# TCP error code 10061



## viswanathchenna (Jun 4, 2016)

Pls see the attachment to see the error.

Kindly help me to resolve the error.


----------



## alpenadiver (Jul 31, 2007)

Make sure net.tcp is started, https://msdn.microsoft.com/en-us/library/ms733925(v=vs.110).aspx

Check your firewall settings, is port 12192 allowed through the firewall.


----------



## viswanathchenna (Jun 4, 2016)

I have checked the fire wall, the port is not there in the firewall.

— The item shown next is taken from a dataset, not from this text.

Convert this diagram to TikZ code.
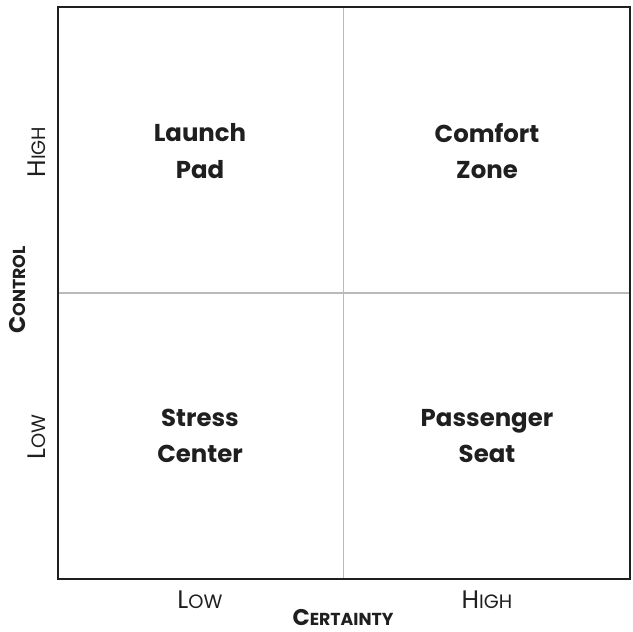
\documentclass[tikz,border=0pt]{standalone}
\usepackage{fontspec}
\setmainfont{Poppins}
\begin{document}
\begin{tikzpicture}[x=0.75pt,y=-0.75pt,
  quad/.style={font=\fontsize{18.3}{27.5}\selectfont\bfseries, align=center, text=black!88},
  axlab/.style={font=\fontsize{19}{22}\selectfont, text=black!88, inner sep=0pt},
  axtitle/.style={font=\fontsize{17}{20}\selectfont\bfseries, text=black!88, inner sep=0pt},
  frame/.style={draw=black!88, line width=2.2pt},
  divider/.style={draw=black!27, line width=1.4pt}]
\newcommand{\smc}[2]{#1{\fontsize{14.5}{17}\selectfont #2}}
\newcommand{\smcb}[2]{#1{\fontsize{13}{16}\selectfont #2}}
\useasboundingbox (0,0) rectangle (633,632);
\coordinate (tl) at (58,7);
\coordinate (br) at (630,579);
\coordinate (mt) at (343.5,7);
\coordinate (mb) at (343.5,579);
\coordinate (ml) at (58,293);
\coordinate (mr) at (630,293);
\draw[divider] (mt) -- (mb);
\draw[divider] (ml) -- (mr);
\draw[frame] (tl) rectangle (br);
\node[quad] (lp) at (200,151) {Launch\\Pad};
\node[quad] (cz) at (487,151) {Comfort\\Zone};
\node[quad] (sc) at (200,436) {Stress\\Center};
\node[quad] (ps) at (487,436) {Passenger\\Seat};
\node[axlab, rotate=90] (yh) at (37,152) {\smc{H}{IGH}};
\node[axlab, rotate=90] (yl) at (37,437) {\smc{L}{OW}};
\node[axtitle, rotate=90] (yt) at (18,290) {\smcb{C}{ONTROL}};
\node[axlab] (xl) at (200,600) {\smc{L}{OW}};
\node[axlab] (xh) at (487,600) {\smc{H}{IGH}};
\node[axtitle] (xt) at (343,618) {\smcb{C}{ERTAINTY}};
\end{tikzpicture}
\end{document}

Kindly tell me how to allow the port in fire wall.


----------



## alpenadiver (Jul 31, 2007)

That depends on which firewall your using. For the Windows firewall, here's a link.
Open a port in Windows Firewall - Windows Help

For a third party firewall, or appliance look in their help section.


----------



## viswanathchenna (Jun 4, 2016)

I am getting same error continuously when ever my system got shutdown. Now i am using hibernate option to use the software else i have to update my IIS services &restart the system to open the software.
Pls help me on above error shown in first post.


----------



## alpenadiver (Jul 31, 2007)

Is this "PTC Windchill Quality Solutions" program the issue? Have tried using their tech support.


----------



## viswanathchenna (Jun 4, 2016)

Yes, I have checked with tech support. I have uninstalled and installed the program two times but it is still persisting. But every time IIS6 manager features updated in windows features and restarted the machine to use the software.

Else going for hibernate option to use software without update of IIS6 manager.

PFA for error in first post.

Thanks
Viswa


----------



## alpenadiver (Jul 31, 2007)

I don't use IIS, sorry. I would read up on the configuration, and setup found here; https://www.microsoft.com/technet/p...137-462c-491d-b6c7-5f370d7f26cd.mspx?mfr=true


----------